• [RECORDS FOR THIS TASK]:

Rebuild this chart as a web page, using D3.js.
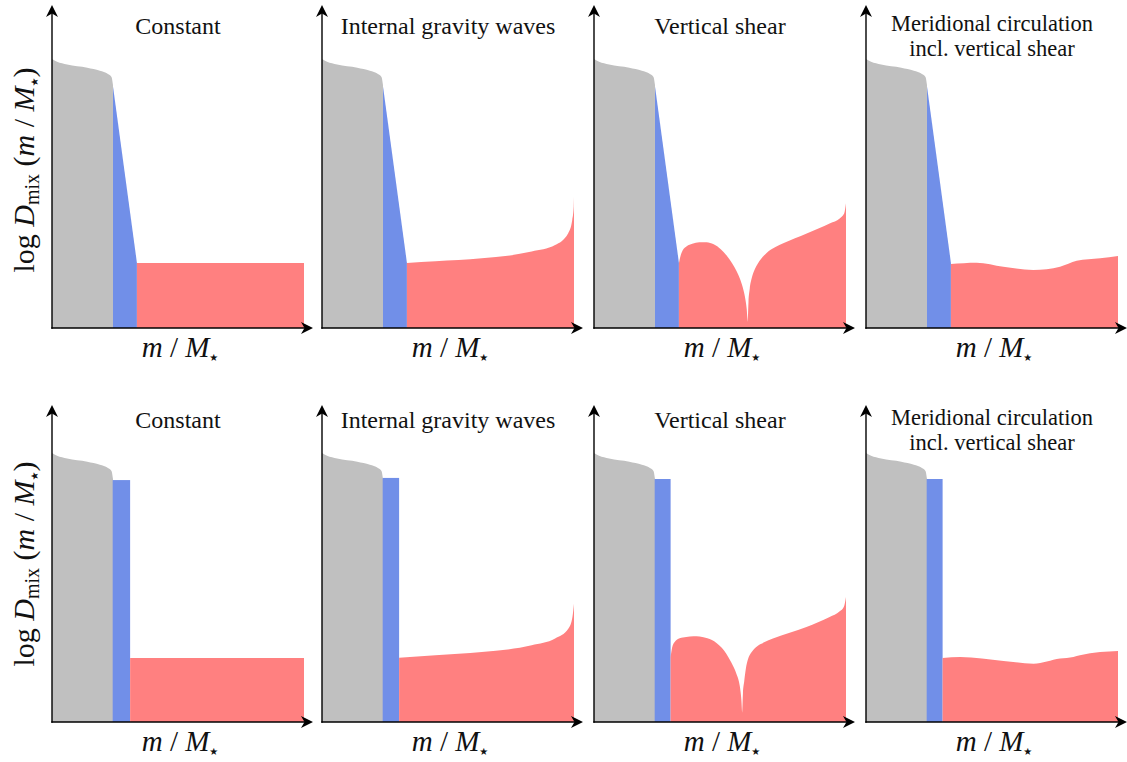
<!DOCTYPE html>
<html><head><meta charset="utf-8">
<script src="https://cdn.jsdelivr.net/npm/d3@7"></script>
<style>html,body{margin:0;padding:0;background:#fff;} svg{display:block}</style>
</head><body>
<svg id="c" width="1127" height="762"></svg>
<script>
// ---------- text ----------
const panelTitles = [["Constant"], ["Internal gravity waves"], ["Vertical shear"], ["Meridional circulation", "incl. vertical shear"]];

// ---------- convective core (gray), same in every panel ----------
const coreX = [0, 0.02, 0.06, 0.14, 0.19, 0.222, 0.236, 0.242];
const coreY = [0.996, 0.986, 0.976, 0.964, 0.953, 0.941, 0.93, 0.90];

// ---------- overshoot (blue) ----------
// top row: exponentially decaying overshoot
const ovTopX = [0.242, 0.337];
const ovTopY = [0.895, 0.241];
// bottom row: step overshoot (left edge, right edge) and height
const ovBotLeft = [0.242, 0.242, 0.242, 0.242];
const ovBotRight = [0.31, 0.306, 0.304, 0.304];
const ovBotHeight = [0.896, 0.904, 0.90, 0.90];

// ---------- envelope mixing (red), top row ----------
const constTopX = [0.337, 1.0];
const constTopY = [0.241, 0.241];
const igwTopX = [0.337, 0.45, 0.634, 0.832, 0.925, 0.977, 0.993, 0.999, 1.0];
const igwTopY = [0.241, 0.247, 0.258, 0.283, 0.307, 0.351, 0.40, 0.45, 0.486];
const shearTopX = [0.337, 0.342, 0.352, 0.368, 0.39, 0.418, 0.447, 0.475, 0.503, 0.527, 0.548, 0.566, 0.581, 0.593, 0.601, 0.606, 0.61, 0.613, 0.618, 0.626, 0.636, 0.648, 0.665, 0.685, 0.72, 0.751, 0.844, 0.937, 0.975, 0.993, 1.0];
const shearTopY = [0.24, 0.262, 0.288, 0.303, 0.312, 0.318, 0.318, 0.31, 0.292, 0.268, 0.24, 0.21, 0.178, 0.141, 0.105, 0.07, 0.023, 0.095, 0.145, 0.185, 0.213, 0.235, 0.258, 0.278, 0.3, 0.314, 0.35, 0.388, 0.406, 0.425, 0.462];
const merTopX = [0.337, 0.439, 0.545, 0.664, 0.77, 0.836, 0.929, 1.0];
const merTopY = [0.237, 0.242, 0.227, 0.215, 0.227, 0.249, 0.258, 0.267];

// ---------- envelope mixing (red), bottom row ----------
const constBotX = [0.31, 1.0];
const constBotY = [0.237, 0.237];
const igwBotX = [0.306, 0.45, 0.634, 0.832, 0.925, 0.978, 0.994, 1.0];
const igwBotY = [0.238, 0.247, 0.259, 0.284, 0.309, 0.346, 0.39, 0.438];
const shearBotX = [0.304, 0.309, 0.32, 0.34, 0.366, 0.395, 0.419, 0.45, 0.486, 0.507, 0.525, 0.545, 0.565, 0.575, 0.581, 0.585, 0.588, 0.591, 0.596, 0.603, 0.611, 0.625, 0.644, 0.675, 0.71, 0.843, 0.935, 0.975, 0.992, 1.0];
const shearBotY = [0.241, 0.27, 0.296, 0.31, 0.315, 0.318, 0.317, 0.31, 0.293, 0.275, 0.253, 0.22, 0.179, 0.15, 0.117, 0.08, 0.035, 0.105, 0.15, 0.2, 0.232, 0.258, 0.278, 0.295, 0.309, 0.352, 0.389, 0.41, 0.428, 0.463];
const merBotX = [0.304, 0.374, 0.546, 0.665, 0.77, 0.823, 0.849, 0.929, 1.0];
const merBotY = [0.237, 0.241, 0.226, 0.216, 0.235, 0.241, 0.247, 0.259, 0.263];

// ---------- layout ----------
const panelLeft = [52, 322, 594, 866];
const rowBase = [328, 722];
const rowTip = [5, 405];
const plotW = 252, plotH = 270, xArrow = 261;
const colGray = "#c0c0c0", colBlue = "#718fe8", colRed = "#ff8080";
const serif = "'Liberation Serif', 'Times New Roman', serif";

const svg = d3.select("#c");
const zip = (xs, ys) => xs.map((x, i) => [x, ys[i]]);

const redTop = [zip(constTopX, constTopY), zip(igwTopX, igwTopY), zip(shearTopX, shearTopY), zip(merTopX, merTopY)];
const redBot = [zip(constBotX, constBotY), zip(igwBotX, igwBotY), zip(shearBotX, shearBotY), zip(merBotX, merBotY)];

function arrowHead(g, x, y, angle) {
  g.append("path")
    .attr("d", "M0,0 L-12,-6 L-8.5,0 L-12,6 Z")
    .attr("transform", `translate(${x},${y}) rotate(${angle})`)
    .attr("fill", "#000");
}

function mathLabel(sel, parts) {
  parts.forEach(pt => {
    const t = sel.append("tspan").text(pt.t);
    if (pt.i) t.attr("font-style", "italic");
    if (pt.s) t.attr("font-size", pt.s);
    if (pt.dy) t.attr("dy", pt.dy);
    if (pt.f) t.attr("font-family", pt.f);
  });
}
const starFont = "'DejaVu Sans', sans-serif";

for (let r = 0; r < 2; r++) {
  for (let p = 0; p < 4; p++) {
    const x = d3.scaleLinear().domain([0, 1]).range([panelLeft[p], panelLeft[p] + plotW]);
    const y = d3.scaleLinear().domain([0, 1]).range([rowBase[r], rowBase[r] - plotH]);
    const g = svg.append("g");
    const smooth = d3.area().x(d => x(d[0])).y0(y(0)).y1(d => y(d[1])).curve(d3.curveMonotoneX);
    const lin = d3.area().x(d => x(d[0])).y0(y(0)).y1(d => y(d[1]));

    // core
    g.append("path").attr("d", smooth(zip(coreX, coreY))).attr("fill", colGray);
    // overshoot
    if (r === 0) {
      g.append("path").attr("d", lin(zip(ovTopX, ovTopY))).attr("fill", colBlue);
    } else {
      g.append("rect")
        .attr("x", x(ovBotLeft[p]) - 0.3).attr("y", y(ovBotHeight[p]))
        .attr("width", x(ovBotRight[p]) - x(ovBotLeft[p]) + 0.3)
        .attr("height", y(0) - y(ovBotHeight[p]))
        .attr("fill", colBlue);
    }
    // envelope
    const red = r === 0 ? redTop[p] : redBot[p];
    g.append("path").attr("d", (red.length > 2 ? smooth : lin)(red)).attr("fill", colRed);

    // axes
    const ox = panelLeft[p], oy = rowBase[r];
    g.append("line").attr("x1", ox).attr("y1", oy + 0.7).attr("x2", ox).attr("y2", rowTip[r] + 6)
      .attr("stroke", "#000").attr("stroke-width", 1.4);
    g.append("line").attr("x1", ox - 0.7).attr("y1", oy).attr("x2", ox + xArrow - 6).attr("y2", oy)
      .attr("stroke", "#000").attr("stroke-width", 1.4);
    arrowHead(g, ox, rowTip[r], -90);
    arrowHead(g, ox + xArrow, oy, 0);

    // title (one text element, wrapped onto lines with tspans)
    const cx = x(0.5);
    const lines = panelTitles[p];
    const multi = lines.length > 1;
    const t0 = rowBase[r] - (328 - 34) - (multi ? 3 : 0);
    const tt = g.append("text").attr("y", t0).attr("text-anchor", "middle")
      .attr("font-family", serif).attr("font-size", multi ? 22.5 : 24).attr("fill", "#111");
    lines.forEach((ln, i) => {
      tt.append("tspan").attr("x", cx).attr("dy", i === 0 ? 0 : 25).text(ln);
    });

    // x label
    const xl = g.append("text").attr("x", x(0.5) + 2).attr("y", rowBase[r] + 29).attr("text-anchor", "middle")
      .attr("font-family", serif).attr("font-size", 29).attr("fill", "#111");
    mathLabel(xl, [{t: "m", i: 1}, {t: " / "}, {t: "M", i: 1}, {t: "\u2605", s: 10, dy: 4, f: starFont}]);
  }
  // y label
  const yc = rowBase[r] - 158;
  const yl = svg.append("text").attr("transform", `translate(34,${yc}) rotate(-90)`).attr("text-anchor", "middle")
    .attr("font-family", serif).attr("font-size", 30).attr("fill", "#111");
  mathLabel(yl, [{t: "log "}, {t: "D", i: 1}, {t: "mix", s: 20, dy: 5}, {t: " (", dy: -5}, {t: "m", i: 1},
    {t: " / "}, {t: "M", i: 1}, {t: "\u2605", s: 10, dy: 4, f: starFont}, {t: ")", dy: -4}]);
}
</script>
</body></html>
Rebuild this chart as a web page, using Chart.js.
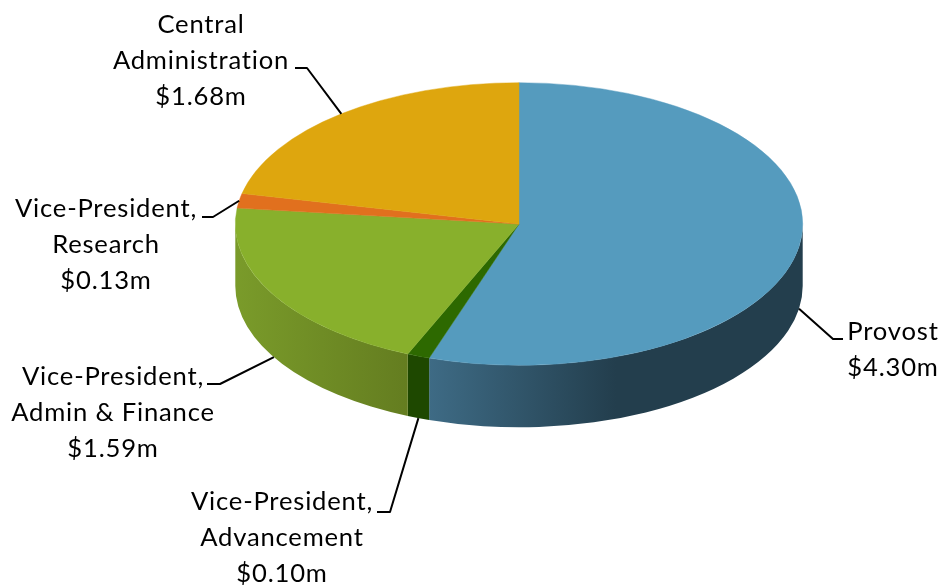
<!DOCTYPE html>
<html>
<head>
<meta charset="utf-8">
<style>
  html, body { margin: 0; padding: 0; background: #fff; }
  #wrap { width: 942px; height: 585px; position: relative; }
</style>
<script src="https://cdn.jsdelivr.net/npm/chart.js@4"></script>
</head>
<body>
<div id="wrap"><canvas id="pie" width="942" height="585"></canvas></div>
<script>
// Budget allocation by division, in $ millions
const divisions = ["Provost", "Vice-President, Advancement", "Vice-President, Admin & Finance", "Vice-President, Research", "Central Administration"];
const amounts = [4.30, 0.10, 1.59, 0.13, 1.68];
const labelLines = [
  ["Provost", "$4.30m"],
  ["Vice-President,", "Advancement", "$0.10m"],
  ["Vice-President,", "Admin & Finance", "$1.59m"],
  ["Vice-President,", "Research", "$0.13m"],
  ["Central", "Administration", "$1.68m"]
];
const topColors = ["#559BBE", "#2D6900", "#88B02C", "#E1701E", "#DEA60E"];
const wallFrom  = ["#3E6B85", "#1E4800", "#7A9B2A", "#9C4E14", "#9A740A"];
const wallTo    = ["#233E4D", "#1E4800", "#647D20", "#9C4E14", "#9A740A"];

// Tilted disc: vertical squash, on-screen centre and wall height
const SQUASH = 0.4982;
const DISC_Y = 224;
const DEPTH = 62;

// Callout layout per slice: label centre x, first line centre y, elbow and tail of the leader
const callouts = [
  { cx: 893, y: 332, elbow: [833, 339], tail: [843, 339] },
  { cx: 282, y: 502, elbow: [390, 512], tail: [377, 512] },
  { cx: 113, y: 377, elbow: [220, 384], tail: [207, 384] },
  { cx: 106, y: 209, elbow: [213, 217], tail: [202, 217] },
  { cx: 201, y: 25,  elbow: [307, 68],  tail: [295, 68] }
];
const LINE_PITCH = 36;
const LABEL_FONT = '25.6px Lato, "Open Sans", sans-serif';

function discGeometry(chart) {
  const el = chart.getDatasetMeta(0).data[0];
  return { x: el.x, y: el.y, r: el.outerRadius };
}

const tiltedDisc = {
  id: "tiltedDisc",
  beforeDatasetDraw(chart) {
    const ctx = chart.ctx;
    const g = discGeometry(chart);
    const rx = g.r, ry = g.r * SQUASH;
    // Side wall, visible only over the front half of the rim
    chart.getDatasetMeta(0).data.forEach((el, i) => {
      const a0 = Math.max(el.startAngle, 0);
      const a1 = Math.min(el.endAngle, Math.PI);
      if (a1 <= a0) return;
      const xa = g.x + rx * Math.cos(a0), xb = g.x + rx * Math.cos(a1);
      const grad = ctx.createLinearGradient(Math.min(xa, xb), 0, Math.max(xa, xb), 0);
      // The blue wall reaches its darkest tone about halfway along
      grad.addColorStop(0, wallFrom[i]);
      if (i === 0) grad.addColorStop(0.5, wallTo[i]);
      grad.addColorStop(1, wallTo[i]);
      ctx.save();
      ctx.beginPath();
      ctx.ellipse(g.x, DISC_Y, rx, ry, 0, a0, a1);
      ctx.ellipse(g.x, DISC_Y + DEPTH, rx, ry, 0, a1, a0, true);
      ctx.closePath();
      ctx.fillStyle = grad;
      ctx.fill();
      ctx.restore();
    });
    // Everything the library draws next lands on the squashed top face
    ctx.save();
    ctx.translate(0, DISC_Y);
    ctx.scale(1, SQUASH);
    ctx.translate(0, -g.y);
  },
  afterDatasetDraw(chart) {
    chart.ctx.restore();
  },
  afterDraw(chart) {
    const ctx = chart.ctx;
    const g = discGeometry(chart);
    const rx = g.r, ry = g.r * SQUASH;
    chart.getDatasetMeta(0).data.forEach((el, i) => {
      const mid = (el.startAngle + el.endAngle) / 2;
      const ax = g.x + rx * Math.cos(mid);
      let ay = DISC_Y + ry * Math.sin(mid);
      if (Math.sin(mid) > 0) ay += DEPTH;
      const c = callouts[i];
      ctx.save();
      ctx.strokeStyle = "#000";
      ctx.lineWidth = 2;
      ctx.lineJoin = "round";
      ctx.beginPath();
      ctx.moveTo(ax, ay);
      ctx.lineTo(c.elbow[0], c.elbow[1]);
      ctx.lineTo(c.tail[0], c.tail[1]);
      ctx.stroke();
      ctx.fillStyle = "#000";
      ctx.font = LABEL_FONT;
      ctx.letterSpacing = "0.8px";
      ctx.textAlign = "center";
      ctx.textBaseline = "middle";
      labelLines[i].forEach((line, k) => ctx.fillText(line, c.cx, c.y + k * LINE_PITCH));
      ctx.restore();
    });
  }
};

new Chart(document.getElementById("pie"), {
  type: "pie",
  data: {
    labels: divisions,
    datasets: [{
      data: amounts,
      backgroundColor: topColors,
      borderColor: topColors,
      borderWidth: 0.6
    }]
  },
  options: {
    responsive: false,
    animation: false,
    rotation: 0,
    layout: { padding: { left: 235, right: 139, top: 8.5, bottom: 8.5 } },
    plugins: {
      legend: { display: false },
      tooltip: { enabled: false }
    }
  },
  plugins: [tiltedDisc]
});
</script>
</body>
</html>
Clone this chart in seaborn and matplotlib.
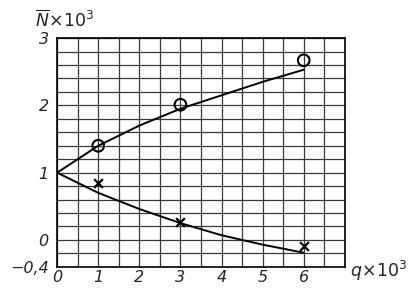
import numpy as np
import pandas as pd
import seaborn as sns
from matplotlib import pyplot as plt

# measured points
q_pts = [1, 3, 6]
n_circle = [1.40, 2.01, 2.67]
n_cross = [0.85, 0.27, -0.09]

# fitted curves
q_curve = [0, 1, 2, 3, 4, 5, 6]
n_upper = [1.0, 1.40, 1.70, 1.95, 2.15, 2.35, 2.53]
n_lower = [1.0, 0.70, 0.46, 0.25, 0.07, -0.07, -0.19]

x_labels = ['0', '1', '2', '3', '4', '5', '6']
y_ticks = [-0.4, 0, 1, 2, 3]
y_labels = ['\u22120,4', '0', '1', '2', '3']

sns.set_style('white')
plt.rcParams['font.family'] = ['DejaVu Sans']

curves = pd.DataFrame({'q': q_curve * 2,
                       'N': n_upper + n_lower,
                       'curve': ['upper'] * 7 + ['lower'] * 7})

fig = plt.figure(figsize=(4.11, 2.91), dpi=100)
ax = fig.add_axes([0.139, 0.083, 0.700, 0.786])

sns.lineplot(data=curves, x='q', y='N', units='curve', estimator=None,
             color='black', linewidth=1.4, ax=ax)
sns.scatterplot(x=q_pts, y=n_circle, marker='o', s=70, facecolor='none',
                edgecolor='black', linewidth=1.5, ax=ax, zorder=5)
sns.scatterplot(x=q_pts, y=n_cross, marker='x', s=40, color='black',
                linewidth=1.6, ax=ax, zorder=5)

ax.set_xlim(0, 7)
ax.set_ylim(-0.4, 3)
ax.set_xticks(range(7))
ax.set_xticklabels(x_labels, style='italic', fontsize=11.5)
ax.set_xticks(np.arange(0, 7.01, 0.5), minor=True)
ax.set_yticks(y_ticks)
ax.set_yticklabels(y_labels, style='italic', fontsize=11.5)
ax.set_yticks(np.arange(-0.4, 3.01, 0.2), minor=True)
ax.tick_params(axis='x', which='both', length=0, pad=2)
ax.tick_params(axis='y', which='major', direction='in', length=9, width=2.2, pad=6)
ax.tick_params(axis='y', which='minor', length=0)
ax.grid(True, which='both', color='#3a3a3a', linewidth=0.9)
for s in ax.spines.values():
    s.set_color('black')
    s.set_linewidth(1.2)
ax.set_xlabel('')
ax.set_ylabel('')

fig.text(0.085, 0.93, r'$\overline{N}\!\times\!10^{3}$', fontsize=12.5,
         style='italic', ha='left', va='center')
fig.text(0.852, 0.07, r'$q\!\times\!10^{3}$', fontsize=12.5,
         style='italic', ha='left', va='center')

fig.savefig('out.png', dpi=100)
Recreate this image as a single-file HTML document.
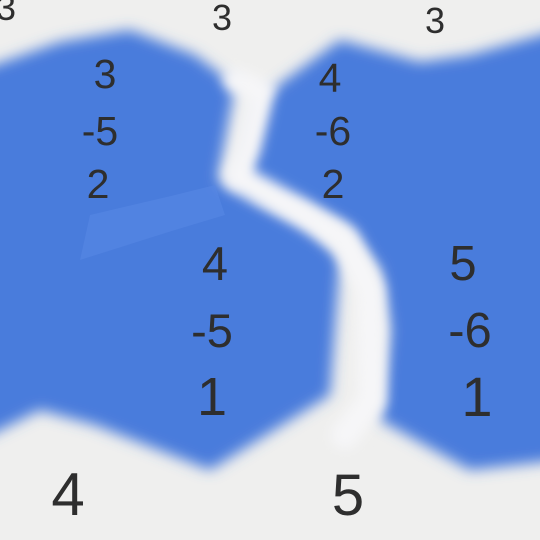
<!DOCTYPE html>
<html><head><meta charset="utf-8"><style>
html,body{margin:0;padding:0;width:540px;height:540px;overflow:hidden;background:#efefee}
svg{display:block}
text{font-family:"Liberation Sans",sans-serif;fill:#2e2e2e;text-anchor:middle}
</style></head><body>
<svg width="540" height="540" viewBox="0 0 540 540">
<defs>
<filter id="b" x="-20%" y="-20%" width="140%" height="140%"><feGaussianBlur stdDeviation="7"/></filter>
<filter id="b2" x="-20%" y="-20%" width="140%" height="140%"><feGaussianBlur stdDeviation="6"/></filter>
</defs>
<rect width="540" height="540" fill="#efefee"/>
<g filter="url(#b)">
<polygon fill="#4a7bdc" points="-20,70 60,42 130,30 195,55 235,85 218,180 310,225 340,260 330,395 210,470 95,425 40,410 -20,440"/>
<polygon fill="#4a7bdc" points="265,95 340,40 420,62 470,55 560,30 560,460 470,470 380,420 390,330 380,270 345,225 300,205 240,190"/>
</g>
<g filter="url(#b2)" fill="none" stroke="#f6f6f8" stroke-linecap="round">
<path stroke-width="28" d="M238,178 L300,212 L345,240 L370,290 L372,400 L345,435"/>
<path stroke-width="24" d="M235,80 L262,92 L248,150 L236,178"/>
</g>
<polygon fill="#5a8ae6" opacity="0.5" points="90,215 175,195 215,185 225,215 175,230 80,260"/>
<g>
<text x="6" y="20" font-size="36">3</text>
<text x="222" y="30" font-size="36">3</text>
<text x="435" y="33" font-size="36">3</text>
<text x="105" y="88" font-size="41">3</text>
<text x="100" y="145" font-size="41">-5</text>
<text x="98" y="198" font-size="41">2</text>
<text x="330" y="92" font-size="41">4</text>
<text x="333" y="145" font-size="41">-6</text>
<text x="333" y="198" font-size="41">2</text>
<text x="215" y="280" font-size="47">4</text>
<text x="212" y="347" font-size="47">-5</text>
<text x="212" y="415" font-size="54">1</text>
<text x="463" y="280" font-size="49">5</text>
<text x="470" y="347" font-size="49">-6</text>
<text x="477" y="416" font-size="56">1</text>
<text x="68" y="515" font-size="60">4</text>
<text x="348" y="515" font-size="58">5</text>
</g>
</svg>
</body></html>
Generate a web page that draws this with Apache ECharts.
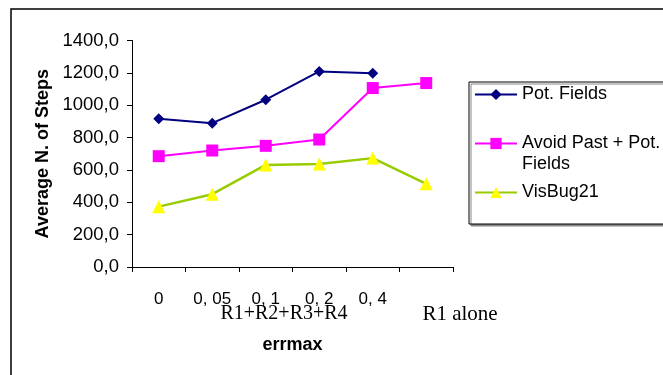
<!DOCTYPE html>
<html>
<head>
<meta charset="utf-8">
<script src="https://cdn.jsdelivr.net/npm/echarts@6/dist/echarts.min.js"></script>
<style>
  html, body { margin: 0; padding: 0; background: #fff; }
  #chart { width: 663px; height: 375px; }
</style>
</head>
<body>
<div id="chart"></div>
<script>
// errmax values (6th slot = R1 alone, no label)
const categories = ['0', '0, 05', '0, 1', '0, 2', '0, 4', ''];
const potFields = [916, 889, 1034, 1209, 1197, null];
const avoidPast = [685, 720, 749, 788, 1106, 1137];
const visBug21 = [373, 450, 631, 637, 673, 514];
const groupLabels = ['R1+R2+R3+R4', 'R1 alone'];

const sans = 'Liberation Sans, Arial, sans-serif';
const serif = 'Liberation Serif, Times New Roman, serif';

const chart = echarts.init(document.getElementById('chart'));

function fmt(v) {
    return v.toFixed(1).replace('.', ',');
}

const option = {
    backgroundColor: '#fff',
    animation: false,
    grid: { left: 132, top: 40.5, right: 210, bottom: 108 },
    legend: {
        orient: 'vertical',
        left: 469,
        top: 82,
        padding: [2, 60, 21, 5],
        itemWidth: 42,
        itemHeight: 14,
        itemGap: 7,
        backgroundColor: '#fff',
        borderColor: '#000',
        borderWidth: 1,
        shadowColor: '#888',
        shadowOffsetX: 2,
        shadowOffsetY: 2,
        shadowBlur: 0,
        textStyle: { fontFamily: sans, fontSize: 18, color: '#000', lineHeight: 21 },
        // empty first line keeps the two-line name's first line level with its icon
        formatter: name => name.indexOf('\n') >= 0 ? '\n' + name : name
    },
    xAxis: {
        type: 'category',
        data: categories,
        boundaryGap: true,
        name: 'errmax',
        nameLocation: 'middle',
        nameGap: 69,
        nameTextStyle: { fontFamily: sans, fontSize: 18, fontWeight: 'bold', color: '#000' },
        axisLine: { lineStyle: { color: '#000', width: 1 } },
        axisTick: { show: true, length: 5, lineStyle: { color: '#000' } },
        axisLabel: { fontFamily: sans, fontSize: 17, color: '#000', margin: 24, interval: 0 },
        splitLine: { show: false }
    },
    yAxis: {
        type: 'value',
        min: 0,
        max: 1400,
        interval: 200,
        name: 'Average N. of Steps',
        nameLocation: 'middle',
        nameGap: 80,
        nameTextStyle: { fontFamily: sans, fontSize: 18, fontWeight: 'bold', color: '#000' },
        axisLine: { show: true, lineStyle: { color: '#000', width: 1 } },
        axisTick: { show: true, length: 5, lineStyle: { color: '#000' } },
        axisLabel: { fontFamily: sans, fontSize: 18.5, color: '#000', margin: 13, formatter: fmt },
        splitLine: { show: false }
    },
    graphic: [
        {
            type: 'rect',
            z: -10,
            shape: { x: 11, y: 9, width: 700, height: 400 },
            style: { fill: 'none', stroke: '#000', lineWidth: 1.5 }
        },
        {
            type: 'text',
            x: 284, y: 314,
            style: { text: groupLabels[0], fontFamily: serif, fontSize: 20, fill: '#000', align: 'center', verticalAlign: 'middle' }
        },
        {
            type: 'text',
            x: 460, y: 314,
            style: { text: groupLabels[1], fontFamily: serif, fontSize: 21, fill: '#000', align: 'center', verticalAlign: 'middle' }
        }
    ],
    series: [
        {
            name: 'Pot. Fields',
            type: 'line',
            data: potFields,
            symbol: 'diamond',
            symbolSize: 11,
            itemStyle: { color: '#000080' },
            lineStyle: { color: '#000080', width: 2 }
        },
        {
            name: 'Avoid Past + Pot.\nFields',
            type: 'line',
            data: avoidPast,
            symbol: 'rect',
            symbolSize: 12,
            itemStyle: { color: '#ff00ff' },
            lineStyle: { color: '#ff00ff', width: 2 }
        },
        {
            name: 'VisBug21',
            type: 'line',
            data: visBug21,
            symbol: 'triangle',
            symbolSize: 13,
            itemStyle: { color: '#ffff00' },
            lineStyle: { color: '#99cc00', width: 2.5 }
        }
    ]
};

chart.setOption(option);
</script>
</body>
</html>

• [REQUIRED TASK]:
Go back to the listing above and reproduce, exactly, the stretch from the line bearing "Clone this chart in seaborn and matplotlib." through the line bearing "n_cross = [0.85, 0.27, -0.09]", without its pictures.

• [RESULT]:
Clone this chart in seaborn and matplotlib.
import numpy as np
import pandas as pd
import seaborn as sns
from matplotlib import pyplot as plt

# measured points
q_pts = [1, 3, 6]
n_circle = [1.40, 2.01, 2.67]
n_cross = [0.85, 0.27, -0.09]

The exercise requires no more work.